A miner’s hut, built for John Newell and called Elderslie House, was the first building on the site when the Village was created in 1973. John Newell and William Jack were credited as being the founders of Herberton. The 100-year-old Herberton State School building was added to the Village in 1978 followed by the Herberton Catholic Presbytery, which was built in the 1920s. Among the displays today are the Tin Pannikin Pub, built by Harry Skenner as an ode to Ettamoggah Pub immortalised in Ken Maynard’s comic strip, and Bishop Feetham's Cottage, a National Trust listed building.
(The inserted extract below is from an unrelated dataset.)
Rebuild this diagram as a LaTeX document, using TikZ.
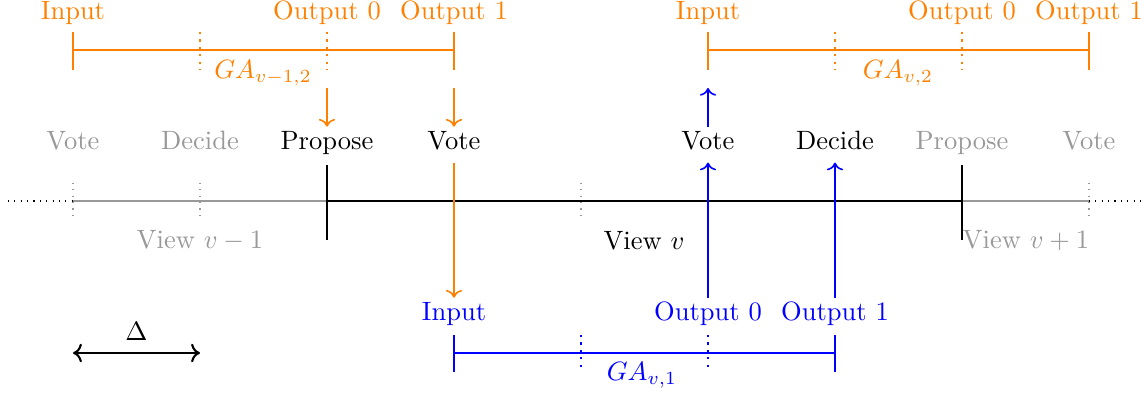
\documentclass[tikz,border=0pt]{standalone}
\usetikzlibrary{arrows.meta}
\definecolor{ga}{RGB}{255,128,0}
\definecolor{gb}{RGB}{0,0,255}
\colorlet{faint}{black!40}
\begin{document}
\begin{tikzpicture}[x=0.377pt,y=-0.377pt,
  lbl/.style={inner sep=1.5pt, outer sep=0.5pt, text height=1.5ex, text depth=.25ex},
  bar/.style={thick},
  dtick/.style={thick, dotted},
  endtick/.style={thick},
  arr/.style={semithick,->},
]
\useasboundingbox (0,0) rectangle (1144,396);

% ---------- main timeline ----------
\coordinate (tl0) at (8,201);
\coordinate (t1) at (73,201);
\coordinate (t2) at (200,201);
\coordinate (t3) at (327,201);
\coordinate (t4) at (454,201);
\coordinate (t5) at (581,201);
\coordinate (t6) at (708,201);
\coordinate (t7) at (835,201);
\coordinate (t8) at (962,201);
\coordinate (t9) at (1089,201);
\coordinate (tl1) at (1142,201);

\draw[thin, dotted] (tl0) -- (t1);
\draw[thin, dotted] (t9) -- (tl1);
\draw[bar, faint] (t1) -- (t3);
\draw[bar] (t3) -- (t8);
\draw[bar, faint] (t8) -- (t9);

\draw[faint, dotted] (73,183) -- (73,217);
\draw[faint, dotted] (200,183) -- (200,217);
\draw[faint, dotted] (581,183) -- (581,217);
\draw[faint, dotted] (1089,183) -- (1089,217);
\draw[endtick] (327,165) -- (327,240);
\draw[endtick] (962,165) -- (962,240);

% phase labels
\node[lbl, faint] (vA) at (73,142) {Vote};
\node[lbl, faint] (dA) at (200,142) {Decide};
\node[lbl] (pB) at (327,142) {Propose};
\node[lbl] (vB) at (454,142) {Vote};
\node[lbl] (vC) at (708,142) {Vote};
\node[lbl] (dC) at (835,142) {Decide};
\node[lbl, faint] (pD) at (962,142) {Propose};
\node[lbl, faint] (vD) at (1089,142) {Vote};

\node[faint] (view1) at (200,241) {View $v-1$};
\node (view2) at (644,241) {View $v$};
\node[faint] (view3) at (1026,241) {View $v+1$};

% ---------- GA_{v-1,2} (orange, left) ----------
\begin{scope}[ga]
\node[lbl] (a1in) at (73,12) {Input};
\node[lbl] (a1o0) at (327,12) {Output 0};
\node[lbl] (a1o1) at (454,12) {Output 1};
\draw[bar] (73,50) -- (454,50);
\draw[endtick] (73,32) -- (73,70);
\draw[endtick] (454,32) -- (454,70);
\draw[dtick] (200,32) -- (200,70);
\draw[dtick] (327,32) -- (327,70);
\node (ga1) at (263,73) {$GA_{v-1,2}$};
\coordinate (a1p) at (327,88);
\coordinate (a1v) at (454,88);
\draw[arr] (a1p) -- (pB.north);
\draw[arr] (a1v) -- (vB.north);
\end{scope}

% ---------- GA_{v,2} (orange, right) ----------
\begin{scope}[ga]
\node[lbl] (a2in) at (708,12) {Input};
\node[lbl] (a2o0) at (962,12) {Output 0};
\node[lbl] (a2o1) at (1089,12) {Output 1};
\draw[bar] (708,50) -- (1089,50);
\draw[endtick] (708,32) -- (708,70);
\draw[endtick] (1089,32) -- (1089,70);
\draw[dtick] (835,32) -- (835,70);
\draw[dtick] (962,32) -- (962,70);
\node (ga2) at (898,73) {$GA_{v,2}$};
\end{scope}
\coordinate (a2i) at (708,88);
\draw[arr, gb] (vC.north) -- (a2i);

% ---------- GA_{v,1} (blue, bottom) ----------
\begin{scope}[gb]
\node[lbl] (b1in) at (454,313) {Input};
\node[lbl] (b1o0) at (708,313) {Output 0};
\node[lbl] (b1o1) at (835,313) {Output 1};
\draw[bar] (454,353) -- (835,353);
\draw[endtick] (454,335) -- (454,372);
\draw[endtick] (835,335) -- (835,372);
\draw[dtick] (581,335) -- (581,372);
\draw[dtick] (708,335) -- (708,372);
\node (ga3) at (642,375) {$GA_{v,1}$};
\draw[arr, shorten >=2pt] (b1o0.north) -- (vC.south);
\draw[arr, shorten >=2pt] (b1o1.north) -- (dC.south);
\end{scope}
\draw[arr, ga, shorten <=2pt] (vB.south) -- (b1in.north);

% ---------- Delta ----------
\coordinate (dl) at (73,353);
\coordinate (dr) at (200,353);
\draw[thick, <->] (dl) -- (dr) node[midway, above=1pt] (delta) {$\Delta$};
\end{tikzpicture}
\end{document}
In 2008, the Village was bought by Craig and Connie Kimberley, who had a holiday home in Port Douglas and spotted the abandoned village while driving through the region. They started restoring and expanding the Village in 2009. They opened Elderslie House to the public for the first time in 2015.

==Displays==

The historic Village reopened on April 5, 2009 with 30 buildings and now has more than 50 buildings and over 150,000 exhibits. Among the displays are a coach and livery stable, ANZ bank, presbytery, telephone exchange, blacksmith shop, garage, dress shop, toy store, grocery store, farmer’s supplier’s store, butcher, pub, dentist, doctor, clothing store and jail. The museum also includes memorabilia from Herberton’s foundation years including vintage toys, clothing, bottles, medicine tins, cars, fire engines and horse carts.

==Awards==

Herberton Historic Village awards include a bronze in the Cultural Tourism section at the Queensland Tourism Awards in 2015 and 2013 and a gold at the Tropical North Queensland Tourism Awards in 2014.